= Gaudet Mater Ecclesia =

Gaudet Mater Ecclesia (Latin for "Mother Church Rejoices") is the title of Pope John XXIII's opening speech of the Second Vatican Council. Pope John "solemnly inaugurated" the council with this speech on October 11, 1962.

In the speech, addressed to "a vast assembly" of over 2000 bishops, he rejected the thoughts of "prophets of doom who are always forecasting disaster" in the world and in the future of the Church. He exhorted the Council Fathers "to make use of the medicine of mercy rather than the weapons of severity" in the documents they would produce for the council. In a personal reflection he notes that he conceived of holding the Council "almost suddenly" (quasi all’improvviso), referring back to the announcement of this intention in 1959, but the response of the Cardinals to his proposal had been supportive and the world at large demonstrated "enormous interest". The Pope then acknowledged the "intense" preparatory work which had been undertaken since the summer of 1959.

Gaudet Mater Ecclesia stated the purpose of the Second Vatican Council to be defending and presenting the sacred deposit of Christian doctrine: The greatest concern of the Ecumenical Council is this, that the sacred deposit of Christian doctrine should be more effectively defended and presented.

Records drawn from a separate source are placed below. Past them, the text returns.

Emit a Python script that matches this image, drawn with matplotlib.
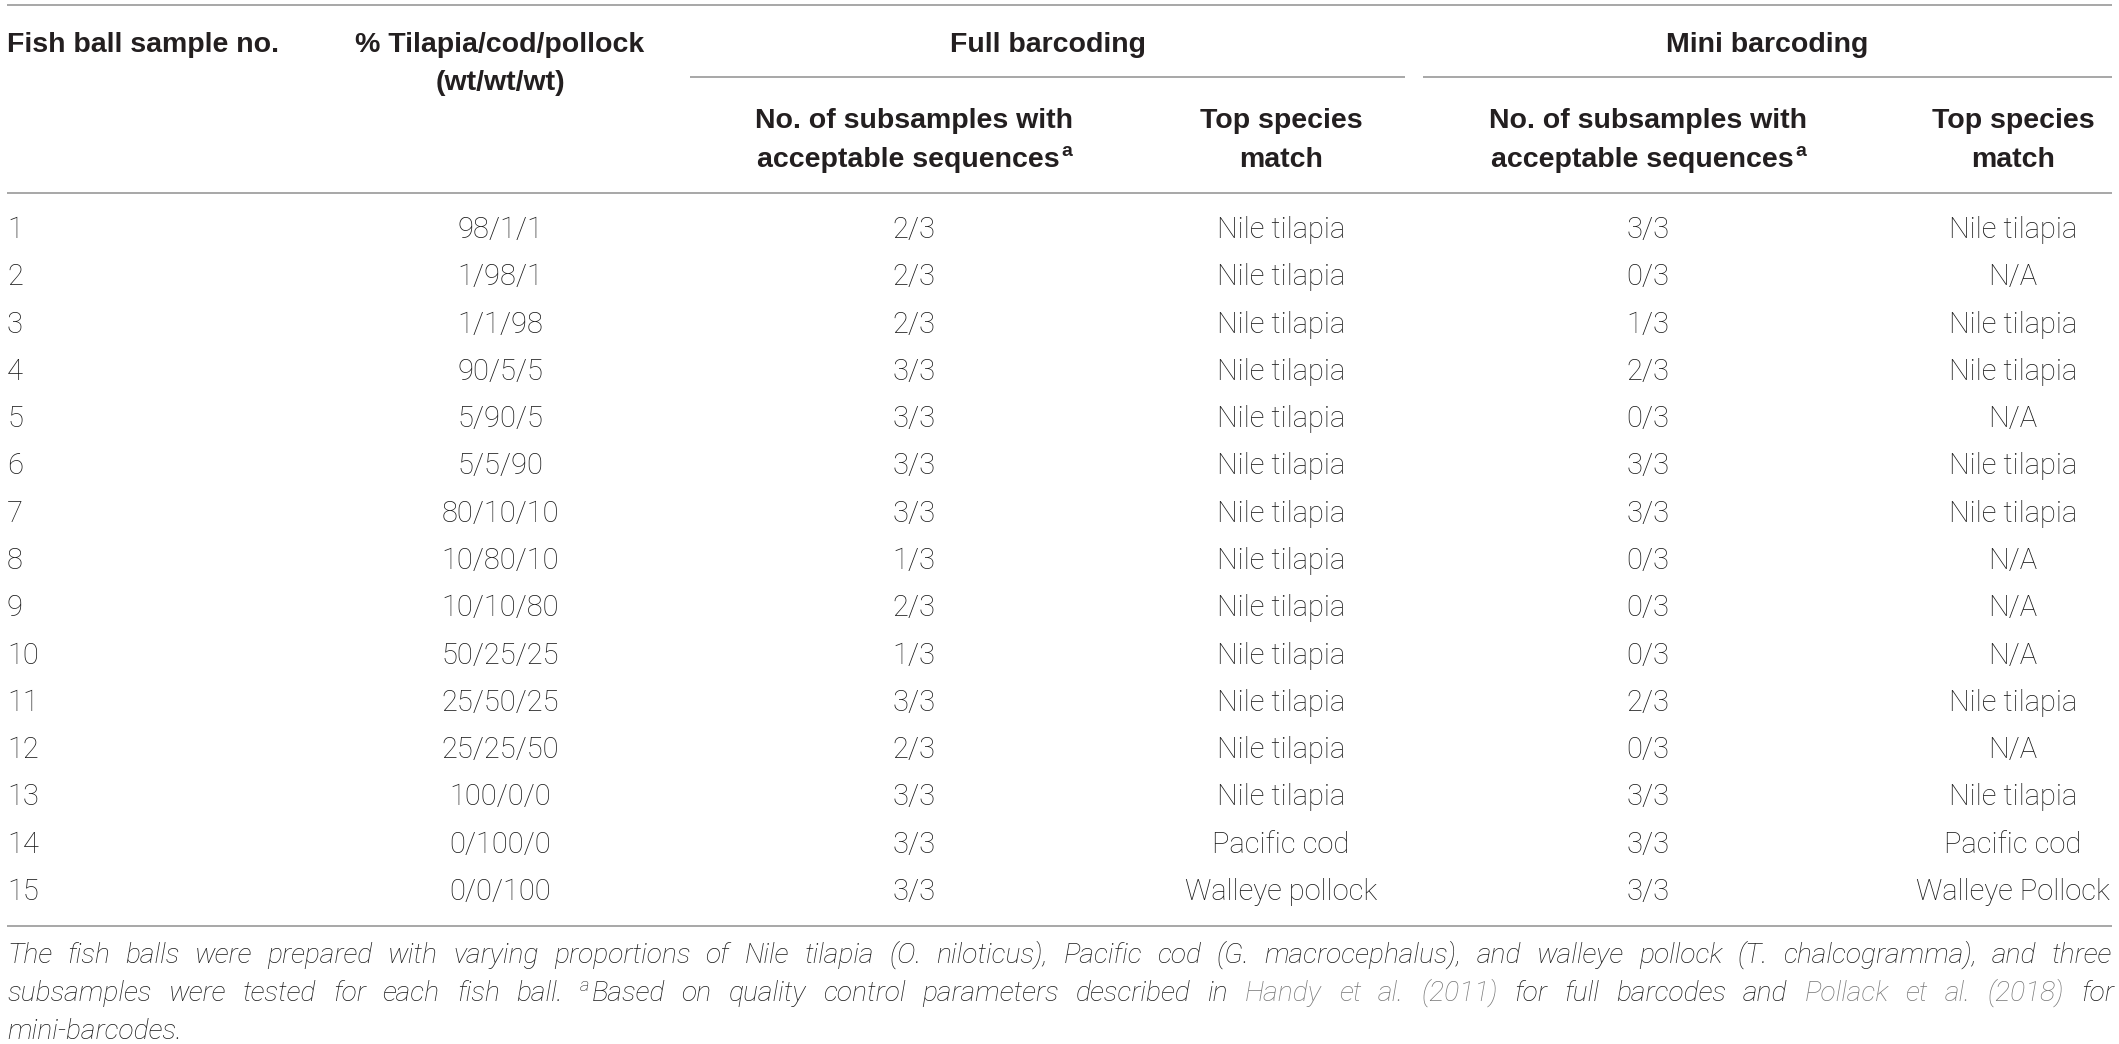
import matplotlib
matplotlib.use("Agg")
import matplotlib.font_manager as fm
import matplotlib.pyplot as plt

W, H = 2119, 1044

sample_no = [str(i) for i in range(1, 16)]
composition = ["98/1/1", "1/98/1", "1/1/98", "90/5/5", "5/90/5", "5/5/90", "80/10/10",
               "10/80/10", "10/10/80", "50/25/25", "25/50/25", "25/25/50", "100/0/0",
               "0/100/0", "0/0/100"]
full_ok = ["2/3", "2/3", "2/3", "3/3", "3/3", "3/3", "3/3", "1/3", "2/3", "1/3", "3/3",
           "2/3", "3/3", "3/3", "3/3"]
full_match = ["Nile tilapia"] * 13 + ["Pacific cod", "Walleye pollock"]
mini_ok = ["3/3", "0/3", "1/3", "2/3", "0/3", "3/3", "3/3", "0/3", "0/3", "0/3", "2/3",
           "0/3", "3/3", "3/3", "3/3"]
mini_match = ["Nile tilapia", "N/A", "Nile tilapia", "Nile tilapia", "N/A", "Nile tilapia",
              "Nile tilapia", "N/A", "N/A", "N/A", "Nile tilapia", "N/A", "Nile tilapia",
              "Pacific cod", "Walleye Pollock"]

group_headers = ["Full barcoding", "Mini barcoding"]
ok_header = ["No. of subsamples with", "acceptable sequences"]
match_header = ["Top species", "match"]

footnote = [
    [("The fish balls were prepared with varying proportions of Nile tilapia (O. niloticus), "
      "Pacific cod (G. macrocephalus), and walleye pollock (T. chalcogramma), and three", "plain")],
    [("subsamples were tested for each fish ball. ", "plain"), ("a", "sup"),
     ("Based on quality control parameters described in ", "plain"),
     ("Handy et al. (2011)", "link"), (" for full barcodes and ", "plain"),
     ("Pollack et al. (2018)", "link"), (" for", "plain")],
    [("mini-barcodes.", "plain")],
]

TEXT = "#1a1a1a"
HEAD = "#231f20"
RULE = "#9d9d9d"
LINK = "#777777"

# column anchors (pixels)
X_LEFT, X_RIGHT = 7, 2112
COL_X = [7, 500, 914, 1281, 1648, 2013]
ROW0, ROW_STEP = 238, 47.29


def pick_body_font():
    names = {f.name for f in fm.fontManager.ttflist if f.weight in (300, "light")}
    for cand in ["Roboto", "Open Sans", "Lato", "Inter", "Noto Sans"]:
        if cand in names:
            return cand
    return "Liberation Sans"


BODY = pick_body_font()
BOLD = "Liberation Sans"
HEAD_SIZE = 20.5
BODY_SIZE = 21
FOOT_SIZE = 20.3

fig = plt.figure(figsize=(W / 100, H / 100), dpi=100)
ax = fig.add_axes([0, 0, 1, 1])
ax.set_xlim(0, W)
ax.set_ylim(H, 0)
ax.axis("off")
renderer = fig.canvas.get_renderer()


def width_of(s, **kw):
    t = ax.text(0, 0, s, **kw)
    w = t.get_window_extent(renderer).width
    t.remove()
    return w


def rule(x0, x1, y):
    ax.plot([x0, x1], [y, y], color=RULE, lw=1.25, solid_capstyle="butt")


def head(x, y, s, ha="center"):
    ax.text(x, y, s, ha=ha, va="baseline", fontfamily=BOLD, fontweight="bold",
            fontsize=HEAD_SIZE, color=HEAD)


def head_sup(cx, y, s, sup):
    kw = dict(fontfamily=BOLD, fontweight="bold", color=HEAD)
    w1 = width_of(s, fontsize=HEAD_SIZE, **kw)
    w2 = width_of(sup, fontsize=HEAD_SIZE * 0.68, **kw)
    x0 = cx - (w1 + w2) / 2
    ax.text(x0, y, s, ha="left", va="baseline", fontsize=HEAD_SIZE, **kw)
    ax.text(x0 + w1 + 1, y - 11, sup, ha="left", va="baseline", fontsize=HEAD_SIZE * 0.68, **kw)


# rules
rule(X_LEFT, X_RIGHT, 5)
rule(690, 1405, 77)
rule(1423, X_RIGHT, 77)
rule(X_LEFT, X_RIGHT, 193)
rule(X_LEFT, X_RIGHT, 926)

# header
head(COL_X[0], 52, "Fish ball sample no.", ha="left")
head(COL_X[1], 52, "% Tilapia/cod/pollock")
head(COL_X[1], 90, "(wt/wt/wt)")
head((690 + 1405) / 2, 52, group_headers[0])
head((1423 + X_RIGHT) / 2, 52, group_headers[1])
for cx_ok, cx_match in [(COL_X[2], COL_X[3]), (COL_X[4], COL_X[5])]:
    head(cx_ok, 128, ok_header[0])
    head_sup(cx_ok, 167, ok_header[1], "a")
    head(cx_match, 128, match_header[0])
    head(cx_match, 167, match_header[1])

# body
columns = [sample_no, composition, full_ok, full_match, mini_ok, mini_match]
for j, col in enumerate(columns):
    for i, val in enumerate(col):
        ax.text(COL_X[j], ROW0 + i * ROW_STEP, val, ha="left" if j == 0 else "center",
                va="baseline", fontfamily=BODY, fontweight="light", fontsize=BODY_SIZE,
                color=TEXT)

# footnote, justified
foot_kw = dict(fontfamily=BODY, fontweight="light", fontstyle="italic")
style = {
    "plain": dict(fontsize=FOOT_SIZE, color=TEXT),
    "link": dict(fontsize=FOOT_SIZE, color=LINK),
    "sup": dict(fontsize=FOOT_SIZE * 0.65, color=TEXT),
}
foot_y = [963, 1001, 1039]
for li, chunks in enumerate(footnote):
    words = [[]]
    for text, kind in chunks:
        parts = text.split(" ")
        for k, p in enumerate(parts):
            if k > 0:
                words.append([])
            if p:
                words[-1].append((p, kind))
    words = [w for w in words if w]
    widths = [[width_of(p, **foot_kw, **style[kind]) for p, kind in w] for w in words]
    total = sum(sum(ws) for ws in widths)
    if li < len(footnote) - 1 and len(words) > 1:
        gap = (X_RIGHT - X_LEFT - total) / (len(words) - 1)
    else:
        gap = width_of("a a", **foot_kw, **style["plain"]) - 2 * width_of("a", **foot_kw, **style["plain"])
    x = X_LEFT
    y = foot_y[li]
    for w, ws in zip(words, widths):
        for (p, kind), pw in zip(w, ws):
            dy = -10 if kind == "sup" else 0
            ax.text(x, y + dy, p, ha="left", va="baseline", **foot_kw, **style[kind])
            x += pw + (2 if kind == "sup" else 0)
        x += gap

fig.savefig("out.png", dpi=100, facecolor="white")
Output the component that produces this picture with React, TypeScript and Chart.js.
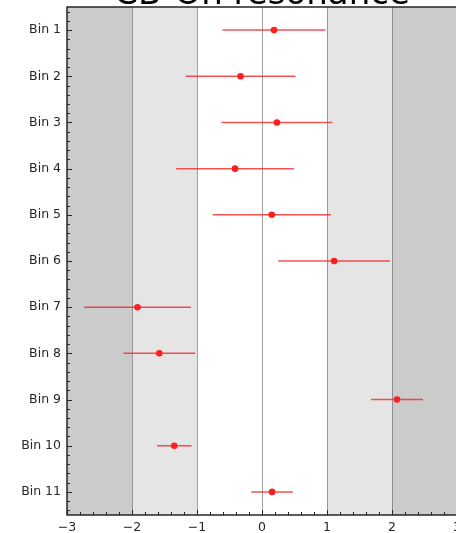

The document previewed what Pope John Paul II would later call the new evangelization. In its relationship with the modern world, John declared that the Church "meets today’s needs by explaining the validity of her doctrine more fully rather than by condemning" the alternatives.

There is no "official" English translation of the speech.

==Marian references==
The Feast of the Maternity of the Blessed Virgin Mary was celebrated on 11 October each year prior to the Council. The Pope invoked "the protection of the Virgin Mother of God", the "Help of Christians, Help of Bishops", over the proceedings of the Council.